Dripping colour onto the surface of water in a basin, waiting for form to become, letting the process grow into shape and compose the content of the artwork: Pernille Snedker Hansen’s art has to be described as processual practice–although the production of every artwork might be a process–in this case it turns into her practice.It is a process of repetition–the repetition of the same but not becoming the same, letting go of predefined structures to create formations of its own right. Though trying to repeat it, the attempt results in something completely different and creates a yet unseen uniqueness.In search of visual phenomena in nature like structures of wood, grain, patterns of growth, Pernille Snedker Hansen sets out to experiment with techniques to imitate and magnify nature. Organic processes become scripts for the artist’s movements with her tools: water, numerous small bottles filled with various colours, wood, paper and a careful choice of colour combinations; combing through materialised occurrences like a colour drop spreading in the water basin, pushed away from its inner circle to the edge by the next drop falling into it. What happens is partly calculation, partly chance, loosing the artist’ hold on the process but at the same time being incredible aware and highly concentrated on the evolution of formation.

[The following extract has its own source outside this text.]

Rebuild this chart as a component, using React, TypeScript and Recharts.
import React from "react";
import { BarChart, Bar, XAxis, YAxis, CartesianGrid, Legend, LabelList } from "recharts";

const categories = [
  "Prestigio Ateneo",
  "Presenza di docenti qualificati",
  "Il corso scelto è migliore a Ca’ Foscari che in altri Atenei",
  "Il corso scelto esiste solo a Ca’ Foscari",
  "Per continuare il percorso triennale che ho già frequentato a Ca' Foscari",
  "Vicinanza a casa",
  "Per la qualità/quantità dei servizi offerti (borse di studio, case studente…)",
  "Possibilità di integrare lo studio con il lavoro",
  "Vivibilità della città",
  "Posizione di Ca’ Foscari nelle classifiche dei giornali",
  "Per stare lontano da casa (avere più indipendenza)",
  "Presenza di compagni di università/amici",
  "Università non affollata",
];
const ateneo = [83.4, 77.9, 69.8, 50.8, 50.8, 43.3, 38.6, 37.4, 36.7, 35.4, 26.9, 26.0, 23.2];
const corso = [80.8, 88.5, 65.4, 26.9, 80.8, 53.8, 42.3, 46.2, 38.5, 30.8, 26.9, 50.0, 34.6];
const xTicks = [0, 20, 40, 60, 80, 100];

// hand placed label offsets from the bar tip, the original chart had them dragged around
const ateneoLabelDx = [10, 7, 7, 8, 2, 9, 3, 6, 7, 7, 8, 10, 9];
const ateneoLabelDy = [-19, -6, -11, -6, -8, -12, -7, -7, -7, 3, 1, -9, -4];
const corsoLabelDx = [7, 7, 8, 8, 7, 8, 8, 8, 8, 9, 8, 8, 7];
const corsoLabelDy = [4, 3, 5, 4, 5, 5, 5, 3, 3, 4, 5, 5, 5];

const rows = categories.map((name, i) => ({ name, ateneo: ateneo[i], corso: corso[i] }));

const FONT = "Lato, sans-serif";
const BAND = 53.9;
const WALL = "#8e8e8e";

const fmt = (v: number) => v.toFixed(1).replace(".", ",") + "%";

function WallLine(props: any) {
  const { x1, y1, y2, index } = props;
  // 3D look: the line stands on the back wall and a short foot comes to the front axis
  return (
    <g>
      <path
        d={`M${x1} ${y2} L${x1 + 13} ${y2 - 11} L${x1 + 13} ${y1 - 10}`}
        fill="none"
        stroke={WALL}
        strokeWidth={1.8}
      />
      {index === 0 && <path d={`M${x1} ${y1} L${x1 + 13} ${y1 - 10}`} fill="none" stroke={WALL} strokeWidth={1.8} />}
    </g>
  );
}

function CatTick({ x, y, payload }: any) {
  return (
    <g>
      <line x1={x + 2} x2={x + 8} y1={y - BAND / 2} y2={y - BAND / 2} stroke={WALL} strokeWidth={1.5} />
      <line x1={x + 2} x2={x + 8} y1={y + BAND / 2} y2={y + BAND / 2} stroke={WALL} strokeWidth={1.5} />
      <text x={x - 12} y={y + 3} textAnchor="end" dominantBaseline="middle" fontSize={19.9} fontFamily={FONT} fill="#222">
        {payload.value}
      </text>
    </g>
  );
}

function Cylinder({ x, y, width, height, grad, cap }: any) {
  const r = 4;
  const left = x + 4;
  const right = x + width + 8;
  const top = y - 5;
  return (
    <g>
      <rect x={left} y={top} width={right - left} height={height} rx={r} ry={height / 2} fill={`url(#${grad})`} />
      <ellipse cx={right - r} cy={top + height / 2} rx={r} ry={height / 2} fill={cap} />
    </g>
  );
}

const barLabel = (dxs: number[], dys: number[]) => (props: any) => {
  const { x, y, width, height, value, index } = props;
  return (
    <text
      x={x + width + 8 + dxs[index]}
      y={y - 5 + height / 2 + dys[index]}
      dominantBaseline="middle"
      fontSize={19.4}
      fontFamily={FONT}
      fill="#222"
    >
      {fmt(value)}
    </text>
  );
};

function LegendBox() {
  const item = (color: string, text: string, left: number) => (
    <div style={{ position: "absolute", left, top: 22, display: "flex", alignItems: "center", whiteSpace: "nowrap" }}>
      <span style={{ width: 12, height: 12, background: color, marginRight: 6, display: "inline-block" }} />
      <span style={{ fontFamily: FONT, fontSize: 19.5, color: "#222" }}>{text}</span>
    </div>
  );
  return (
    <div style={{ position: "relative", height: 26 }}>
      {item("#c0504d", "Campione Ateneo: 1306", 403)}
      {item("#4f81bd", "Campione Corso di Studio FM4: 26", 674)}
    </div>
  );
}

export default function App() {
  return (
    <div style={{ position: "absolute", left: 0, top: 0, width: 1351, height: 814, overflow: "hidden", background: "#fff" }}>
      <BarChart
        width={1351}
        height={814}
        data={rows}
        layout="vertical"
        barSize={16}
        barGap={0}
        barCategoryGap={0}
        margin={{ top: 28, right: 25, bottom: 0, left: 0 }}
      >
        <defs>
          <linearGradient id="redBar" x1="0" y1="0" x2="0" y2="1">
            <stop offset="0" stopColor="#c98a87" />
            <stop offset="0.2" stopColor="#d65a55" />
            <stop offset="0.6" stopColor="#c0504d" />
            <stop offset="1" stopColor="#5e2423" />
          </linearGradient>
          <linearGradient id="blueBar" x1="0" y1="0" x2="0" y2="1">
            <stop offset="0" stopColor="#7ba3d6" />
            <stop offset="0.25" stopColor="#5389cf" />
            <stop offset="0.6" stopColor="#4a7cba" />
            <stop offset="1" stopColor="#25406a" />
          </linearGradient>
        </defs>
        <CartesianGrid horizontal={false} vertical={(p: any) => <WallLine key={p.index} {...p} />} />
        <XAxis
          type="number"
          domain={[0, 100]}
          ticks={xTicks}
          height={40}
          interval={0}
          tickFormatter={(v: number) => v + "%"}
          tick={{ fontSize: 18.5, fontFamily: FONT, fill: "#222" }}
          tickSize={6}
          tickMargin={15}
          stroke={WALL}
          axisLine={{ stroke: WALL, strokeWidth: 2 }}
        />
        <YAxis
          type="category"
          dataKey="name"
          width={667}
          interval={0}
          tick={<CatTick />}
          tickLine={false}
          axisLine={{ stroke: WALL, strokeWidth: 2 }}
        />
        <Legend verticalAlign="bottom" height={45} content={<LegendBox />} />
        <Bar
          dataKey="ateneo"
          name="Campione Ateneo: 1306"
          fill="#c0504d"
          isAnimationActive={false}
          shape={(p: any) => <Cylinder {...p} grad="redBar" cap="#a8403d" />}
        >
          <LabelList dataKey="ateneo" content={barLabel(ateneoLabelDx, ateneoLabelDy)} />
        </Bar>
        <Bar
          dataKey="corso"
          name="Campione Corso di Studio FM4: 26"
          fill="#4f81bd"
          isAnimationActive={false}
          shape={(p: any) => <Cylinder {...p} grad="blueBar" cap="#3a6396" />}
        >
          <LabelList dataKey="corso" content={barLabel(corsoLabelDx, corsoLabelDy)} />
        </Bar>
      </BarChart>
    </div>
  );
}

And then it is picked up by a piece of wood or paper–the process adheres itself to the pieces’s surface: materiality of both, paper or wood and the emerged colour pattern joined together as one single object.

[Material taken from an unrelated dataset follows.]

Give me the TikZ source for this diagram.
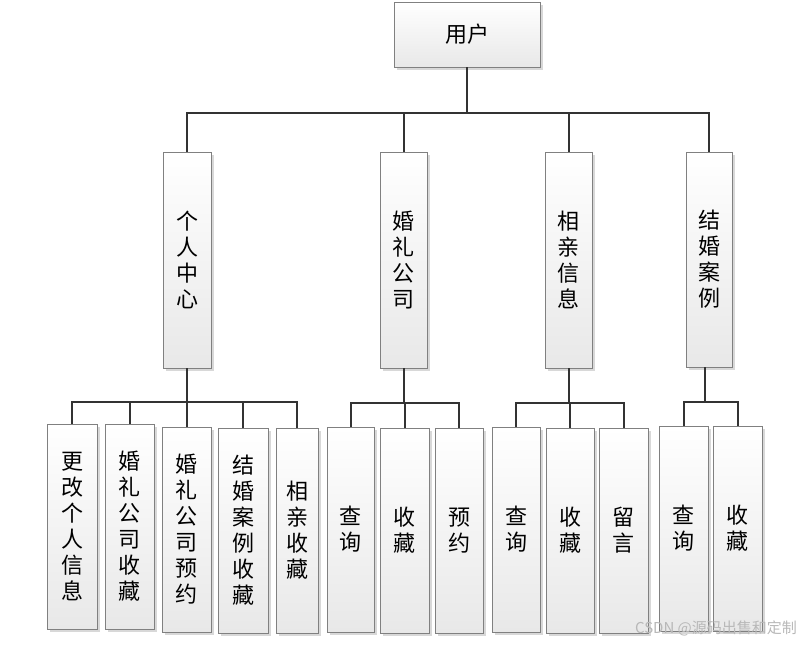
\documentclass[tikz,border=0pt]{standalone}
\usepackage{fontspec}
\newfontfamily\cjk{Noto Sans CJK SC}
\usetikzlibrary{shadows}
\tikzset{
  box/.style={draw=black!50, line width=0.8pt, top color=white, bottom color=black!9,
    drop shadow={shadow xshift=2.5pt, shadow yshift=-2.5pt, fill=black!22, opacity=0.7},
    align=center, inner sep=0pt, font=\cjk\fontsize{22}{26}\selectfont, text=black},
  link/.style={draw=black!80, line width=2pt},
  wmark/.style={text=black!28, font=\cjk\fontsize{15}{17}\selectfont}
}
\begin{document}
\begin{tikzpicture}[x=1pt,y=-1pt]
\useasboundingbox (0,0) rectangle (811,645);
% top
\node[box, minimum width=146pt, minimum height=65pt] (user) at (467,34.5) {用户};
% level 1
\node[box, minimum width=48pt, minimum height=216pt] (c1) at (187,260) {个\\人\\中\\心};
\node[box, minimum width=47pt, minimum height=216pt] (c2) at (403.5,260) {婚\\礼\\公\\司};
\node[box, minimum width=47pt, minimum height=216pt] (c3) at (568.5,260) {相\\亲\\信\\息};
\node[box, minimum width=46pt, minimum height=215pt] (c4) at (709,259.5) {结\\婚\\案\\例};
% level 2
\node[box, minimum width=50pt, minimum height=205pt] (a1) at (72,526.5) {更\\改\\个\\人\\信\\息};
\node[box, minimum width=49pt, minimum height=205pt] (a2) at (129.5,526.5) {婚\\礼\\公\\司\\收\\藏};
\node[box, minimum width=49pt, minimum height=205pt] (a3) at (186.5,529.5) {婚\\礼\\公\\司\\预\\约};
\node[box, minimum width=50pt, minimum height=205pt] (a4) at (243,530.5) {结\\婚\\案\\例\\收\\藏};
\node[box, minimum width=42pt, minimum height=205pt] (a5) at (297,530.5) {相\\亲\\收\\藏};
\node[box, minimum width=47pt, minimum height=205pt] (b1) at (350.5,529.5) {查\\询};
\node[box, minimum width=49pt, minimum height=205pt] (b2) at (404.5,530.5) {收\\藏};
\node[box, minimum width=48pt, minimum height=205pt] (b3) at (459,530.5) {预\\约};
\node[box, minimum width=48pt, minimum height=205pt] (d1) at (516,529.5) {查\\询};
\node[box, minimum width=48pt, minimum height=205pt] (d2) at (570,530.5) {收\\藏};
\node[box, minimum width=49pt, minimum height=205pt] (d3) at (623.5,530.5) {留\\言};
\node[box, minimum width=49pt, minimum height=205pt] (e1) at (683.5,528.5) {查\\询};
\node[box, minimum width=49pt, minimum height=205pt] (e2) at (737.5,528.5) {收\\藏};
% buses
\coordinate (bus0) at (467,113);
\coordinate (bus1) at (187,402);
\coordinate (bus2) at (403.5,403);
\coordinate (bus3) at (568.5,403);
\coordinate (bus4) at (705,402);
% connectors
\draw[link] (user.south) -- (bus0);
\foreach \n in {c1,c2,c3,c4} \draw[link] (\n.north) |- (bus0);
\draw[link] (c1.south) -- (bus1);
\foreach \n in {a1,a2,a3,a4,a5} \draw[link] (\n.north) |- (bus1);
\draw[link] (c2.south) -- (bus2);
\foreach \n in {b1,b2,b3} \draw[link] (\n.north) |- (bus2);
\draw[link] (c3.south) -- (bus3);
\foreach \n in {d1,d2,d3} \draw[link] (\n.north) |- (bus3);
\draw[link] ([xshift=-4pt]c4.south) -- (bus4);
\foreach \n in {e1,e2} \draw[link] (\n.north) |- (bus4);
% watermark
\node[wmark] (wm) at (716,628) {CSDN @源码出售和定制};
\end{tikzpicture}
\end{document}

The marbled wood can become a floor–or better the object of a floor, with its conventional form and function. But now another dimension is added to it. A spatial experience–walking over marbled wood–the distance created between eye and floor through movement and upright position enforces a different way of seeing the work, from far away as a patterned but almost calm and homogenous area. Now being compelled to bend over to kneel like a child on the ground to recognize the details and smaller patterns in the artwork. The appearance fluctuates depending from which angle it is looked upon and seen. The consistency of the object transforms and interacts with the viewer. It makes her_him not only see the object but experience it, its form, its content, its visuality and its materiality.

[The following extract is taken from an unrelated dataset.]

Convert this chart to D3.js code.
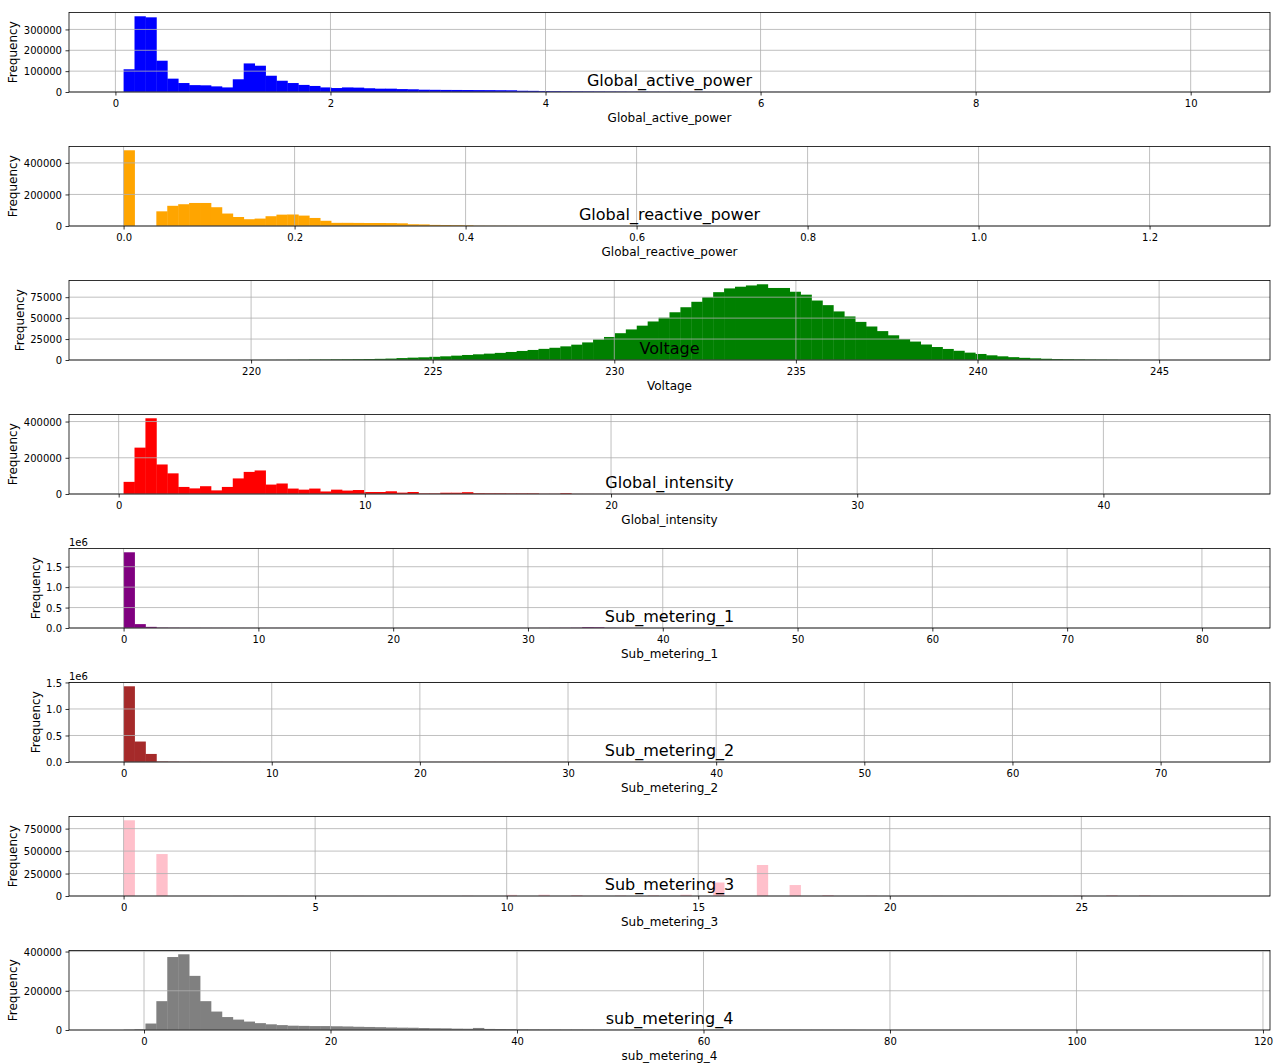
<!DOCTYPE html>
<html lang="en">
<head>
<meta charset="UTF-8">
<title>Histograms</title>
<style>
    body { margin: 0; background: #fff; }
    text { font-family: "DejaVu Sans", sans-serif; fill: #000; }
</style>
</head>
<body>
<div id="chart"></div>
<script src="https://cdn.jsdelivr.net/npm/d3@7/dist/d3.min.js"></script>
<script>
    var columns = ["Global_active_power", "Global_reactive_power", "Voltage", "Global_intensity",
        "Sub_metering_1", "Sub_metering_2", "Sub_metering_3", "sub_metering_4"];
    var colors = ["blue", "orange", "green", "red", "purple", "brown", "pink", "gray"];

    // min / max of each column (edges of the 100 bins)
    var binRanges = [[0.076, 10.23], [0, 1.277], [216.49, 246.55], [0.2, 44.55],
        [0, 81], [0, 73.7], [0, 28.5], [-2.19, 114.9]];

    var activePower = [
        109000, 363000, 358000, 150000, 64000, 43000, 33000, 32000, 27000, 22000,
        61000, 137000, 126000, 78000, 54000, 43000, 34000, 29000, 22000, 19000,
        22000, 21000, 18000, 16000, 16000, 14000, 13000, 11000, 10500, 10000,
        9800, 9500, 9200, 9000, 8600, 8200, 6000, 5500, 4200, 3800,
        3300, 3000, 2700, 2400, 2100, 1900, 1600, 1400, 1200, 1000,
        900, 800, 700, 600, 520, 450, 400, 350, 300, 260,
        220, 190, 160, 140, 120, 100, 90, 80, 70, 60,
        50, 45, 40, 35, 30, 28, 25, 22, 20, 18,
        16, 14, 12, 10, 9, 8, 7, 6, 5, 5,
        4, 4, 3, 3, 2, 2, 2, 1, 1, 1];
    var reactivePower = [
        480000, 0, 0, 93000, 128000, 138000, 146000, 146000, 119000, 79000,
        57000, 43000, 47000, 62000, 72000, 73000, 66000, 51000, 33000, 20000,
        20000, 19500, 19000, 19000, 18500, 17000, 11000, 10000, 7000, 6000,
        5000, 4000, 1500, 1200, 1000, 800, 700, 600, 500, 450,
        400, 350, 300, 260, 230, 200, 180, 160, 140, 120,
        100, 90, 80, 70, 60, 55, 50, 45, 40, 35,
        30, 28, 25, 22, 20, 18, 16, 14, 12, 10,
        9, 8, 7, 6, 6, 5, 5, 4, 4, 3,
        3, 3, 2, 2, 2, 2, 1, 1, 1, 1,
        1, 1, 1, 1, 0, 0, 0, 1, 0, 1];
    var voltage = [
        0, 0, 0, 5, 0, 2, 8, 10, 15, 20,
        30, 40, 60, 90, 130, 200, 300, 450, 600, 750,
        850, 1000, 1150, 1400, 1700, 2300, 2800, 3200, 3800, 4400,
        5200, 6000, 6800, 7600, 8500, 9600, 10800, 12000, 13300, 14600,
        16300, 18300, 21000, 24500, 27500, 32000, 36500, 41000, 46000, 50500,
        57000, 63000, 69500, 75000, 81000, 85500, 87500, 89000, 90400, 86000,
        86000, 81500, 78000, 71000, 65500, 58000, 52000, 45500, 40000, 34500,
        29500, 25000, 22000, 18500, 15500, 13200, 11000, 8800, 7200, 5600,
        4400, 3400, 2600, 2000, 1500, 1100, 900, 700, 500, 400,
        300, 150, 80, 40, 20, 10, 5, 3, 1, 1];
    var intensity = [
        67000, 256000, 418000, 163000, 114000, 39000, 31000, 43000, 20000, 39000,
        86000, 122000, 130000, 52000, 58000, 30000, 24000, 30000, 14000, 24000,
        19000, 22000, 11000, 11000, 15000, 7500, 11000, 3000, 3000, 7000,
        7000, 10000, 4000, 3500, 3500, 3000, 3000, 3000, 1000, 1000,
        4000, 600, 500, 450, 400, 350, 300, 250, 200, 180,
        160, 140, 120, 100, 90, 80, 70, 60, 50, 45,
        40, 35, 30, 28, 25, 22, 20, 18, 16, 14,
        12, 10, 9, 8, 7, 6, 5, 5, 4, 4,
        3, 3, 3, 2, 2, 2, 2, 1, 1, 1,
        1, 1, 1, 0, 1, 0, 0, 1, 0, 1];
    var sub1 = [
        1853000, 95000, 28000, 9000, 6000, 4500, 3500, 3000, 2500, 2200,
        2000, 1800, 1600, 1500, 1400, 1300, 1200, 1100, 1000, 1000,
        950, 900, 900, 850, 800, 800, 800, 800, 850, 900,
        900, 1000, 1000, 1200, 1300, 1500, 1800, 2200, 2700, 3500,
        5000, 7000, 20000, 18000, 5000, 3000, 2200, 1600, 1200, 900,
        700, 500, 400, 300, 250, 200, 160, 130, 100, 80,
        70, 60, 50, 40, 35, 30, 25, 20, 18, 16,
        14, 12, 10, 9, 8, 7, 6, 5, 4, 4,
        3, 3, 2, 2, 2, 1, 1, 1, 1, 1,
        1, 1, 0, 1, 0, 0, 1, 0, 0, 1];
    var sub2 = [
        1428000, 386000, 152000, 9000, 6000, 4000, 3500, 3000, 2500, 2000,
        1800, 1600, 1400, 1300, 1200, 1100, 1000, 950, 900, 850,
        800, 750, 700, 700, 800, 900, 1100, 1300, 1500, 1800,
        2000, 2200, 2400, 2500, 2400, 2200, 2000, 1800, 1600, 1400,
        1200, 1000, 900, 800, 700, 600, 500, 450, 400, 350,
        300, 260, 220, 190, 160, 140, 120, 100, 90, 80,
        70, 60, 50, 45, 40, 35, 30, 25, 22, 20,
        18, 16, 14, 12, 10, 9, 8, 7, 6, 5,
        5, 4, 4, 3, 3, 2, 2, 2, 1, 1,
        1, 1, 1, 0, 1, 0, 0, 1, 0, 1];
    var sub3 = [
        843000, 0, 0, 467000, 0, 0, 0, 2500, 0, 0,
        2000, 0, 0, 0, 1800, 0, 0, 1600, 0, 0,
        0, 1500, 0, 0, 1500, 0, 0, 0, 1800, 0,
        0, 3000, 0, 0, 0, 13000, 0, 0, 14000, 0,
        0, 11000, 0, 0, 0, 6000, 0, 0, 8000, 0,
        0, 14000, 0, 0, 150000, 0, 0, 0, 345000, 0,
        0, 122000, 0, 0, 11000, 0, 0, 0, 4000, 0,
        0, 2500, 0, 0, 2000, 0, 0, 1800, 0, 0,
        1800, 0, 0, 0, 2200, 0, 0, 3500, 0, 0,
        9000, 0, 0, 8000, 0, 0, 2000, 0, 0, 1000];
    var sub4 = [
        1500, 3500, 33000, 147000, 372000, 386000, 276000, 147000, 94000, 66000,
        53000, 43000, 35000, 29000, 25000, 22000, 21000, 20000, 20000, 19000,
        18000, 16500, 15500, 14500, 13000, 12000, 11500, 10000, 9000, 8500,
        7000, 6500, 10500, 5500, 5000, 4500, 3000, 2500, 2200, 2000,
        1900, 1800, 1700, 1600, 1500, 1500, 1400, 1300, 1300, 1200,
        1200, 1100, 1100, 1000, 1000, 950, 900, 900, 850, 800,
        800, 750, 700, 700, 650, 600, 600, 200, 100, 80,
        60, 50, 40, 30, 25, 20, 15, 12, 10, 8,
        6, 5, 4, 3, 3, 2, 2, 2, 1, 1,
        1, 1, 0, 1, 0, 0, 1, 0, 0, 1];

    var series = [activePower, reactivePower, voltage, intensity, sub1, sub2, sub3, sub4];

    var xTicks = [
        [0, 2, 4, 6, 8, 10],
        [0, 0.2, 0.4, 0.6, 0.8, 1.0, 1.2],
        [220, 225, 230, 235, 240, 245],
        [0, 10, 20, 30, 40],
        [0, 10, 20, 30, 40, 50, 60, 70, 80],
        [0, 10, 20, 30, 40, 50, 60, 70],
        [0, 5, 10, 15, 20, 25],
        [0, 20, 40, 60, 80, 100, 120]];
    var yTicks = [
        [0, 100000, 200000, 300000],
        [0, 200000, 400000],
        [0, 25000, 50000, 75000],
        [0, 200000, 400000],
        [0, 500000, 1000000, 1500000],
        [0, 500000, 1000000, 1500000],
        [0, 250000, 500000, 750000],
        [0, 200000, 400000]];
    var xFormats = ["d", ".1f", "d", "d", "d", "d", "d", "d"];
    var yOffsets = [1, 1, 1, 1, 1e6, 1e6, 1, 1];

    var width = 1283, height = 1064;
    var left = 69, right = 1270, top0 = 12.5, step = 134, plotH = 79.5;

    var svg = d3.select("#chart").append("svg")
        .attr("width", width)
        .attr("height", height);

    columns.forEach(function (name, k) {
        var counts = series[k];
        var lo = binRanges[k][0], hi = binRanges[k][1];
        var pad = (hi - lo) * 0.05;
        var top = top0 + k * step, bottom = top + plotH;

        var x = d3.scaleLinear().domain([lo - pad, hi + pad]).range([left, right]);
        var y = d3.scaleLinear().domain([0, d3.max(counts) * 1.05]).range([bottom, top]);

        var bw = (hi - lo) / counts.length;
        var bins = counts.map(function (c, i) {
            return {x0: lo + i * bw, x1: lo + (i + 1) * bw, c: c};
        });

        var g = svg.append("g");

        // bars (a hair wider so neighbours don't show seams)
        g.append("g").selectAll("rect")
            .data(bins.filter(function (d) { return d.c > 0; }))
            .enter()
            .append("rect")
            .attr("x", function (d) { return x(d.x0); })
            .attr("width", function (d) { return x(d.x1) - x(d.x0) + 0.4; })
            .attr("y", function (d) { return y(d.c); })
            .attr("height", function (d) { return y(0) - y(d.c); })
            .style("fill", colors[k]);

        // grid (drawn above the bars like matplotlib)
        var grid = g.append("g")
            .style("stroke", "#b0b0b0")
            .style("stroke-width", 0.8);
        grid.selectAll(".gx").data(xTicks[k]).enter().append("line")
            .attr("x1", function (d) { return x(d); })
            .attr("x2", function (d) { return x(d); })
            .attr("y1", top).attr("y2", bottom);
        grid.selectAll(".gy").data(yTicks[k]).enter().append("line")
            .attr("y1", function (d) { return y(d); })
            .attr("y2", function (d) { return y(d); })
            .attr("x1", left).attr("x2", right);

        // spines
        g.append("rect")
            .attr("x", left).attr("y", top)
            .attr("width", right - left).attr("height", plotH)
            .style("fill", "none")
            .style("stroke", "#000")
            .style("stroke-width", 0.8);

        // axes
        var xAxis = d3.axisBottom(x)
            .tickValues(xTicks[k])
            .tickFormat(d3.format(xFormats[k]))
            .tickSizeInner(3.5).tickSizeOuter(0).tickPadding(3.5);
        var gx = g.append("g")
            .attr("transform", "translate(0," + bottom + ")")
            .call(xAxis);
        var off = yOffsets[k];
        var yAxis = d3.axisLeft(y)
            .tickValues(yTicks[k])
            .tickFormat(function (d) { return off === 1 ? d3.format("d")(d) : d3.format(".1f")(d / off); })
            .tickSizeInner(3.5).tickSizeOuter(0).tickPadding(3.5);
        var gy = g.append("g")
            .attr("transform", "translate(" + left + ",0)")
            .call(yAxis);

        [gx, gy].forEach(function (a) {
            a.select(".domain").remove();
            a.attr("font-family", null).attr("font-size", null);
            a.selectAll("line").style("stroke", "#000").style("stroke-width", 0.8);
            a.selectAll("text").style("font-size", "10px");
        });
        gx.selectAll("text").attr("dy", "0.76em");
        gy.selectAll("text").attr("dy", "0.36em");

        if (off !== 1) {
            g.append("text")
                .attr("x", left)
                .attr("y", top - 2.5)
                .style("font-size", "10px")
                .text("1e" + Math.round(Math.log10(off)));
        }

        // labels
        g.append("text")
            .attr("x", (left + right) / 2)
            .attr("y", bottom + 29.5)
            .attr("text-anchor", "middle")
            .style("font-size", "12px")
            .text(name);

        var tickLeft = d3.min(gy.selectAll("text").nodes(), function (n) { return n.getBBox().x; }) + left;
        var ylx = tickLeft - 6.5;
        g.append("text")
            .attr("transform", "translate(" + ylx + "," + (top + plotH / 2) + ") rotate(-90)")
            .attr("text-anchor", "middle")
            .style("font-size", "12px")
            .text("Frequency");

        // title sits inside the axes, 6px above the bottom spine
        g.append("text")
            .attr("x", (left + right) / 2)
            .attr("y", bottom - 6)
            .attr("text-anchor", "middle")
            .style("font-size", "16px")
            .text(name);
    });
</script>
</body>
</html>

The works on paper recreate the moments of the dripping process and frame an excerpt of stages in the making. On eye level one can see colour, consistency of paint, and composition of colours, where lines break and come together again.
Pernille Snedker Hansen’s art is mesmerizing, super natural and stunning. It draws the viewer into it, closer and closer, as if the lines of colour and emerged shapes are still moving, yet not fixed in its solid materiality. As if one still can see every colour seeping on to it–drip by drip by drip.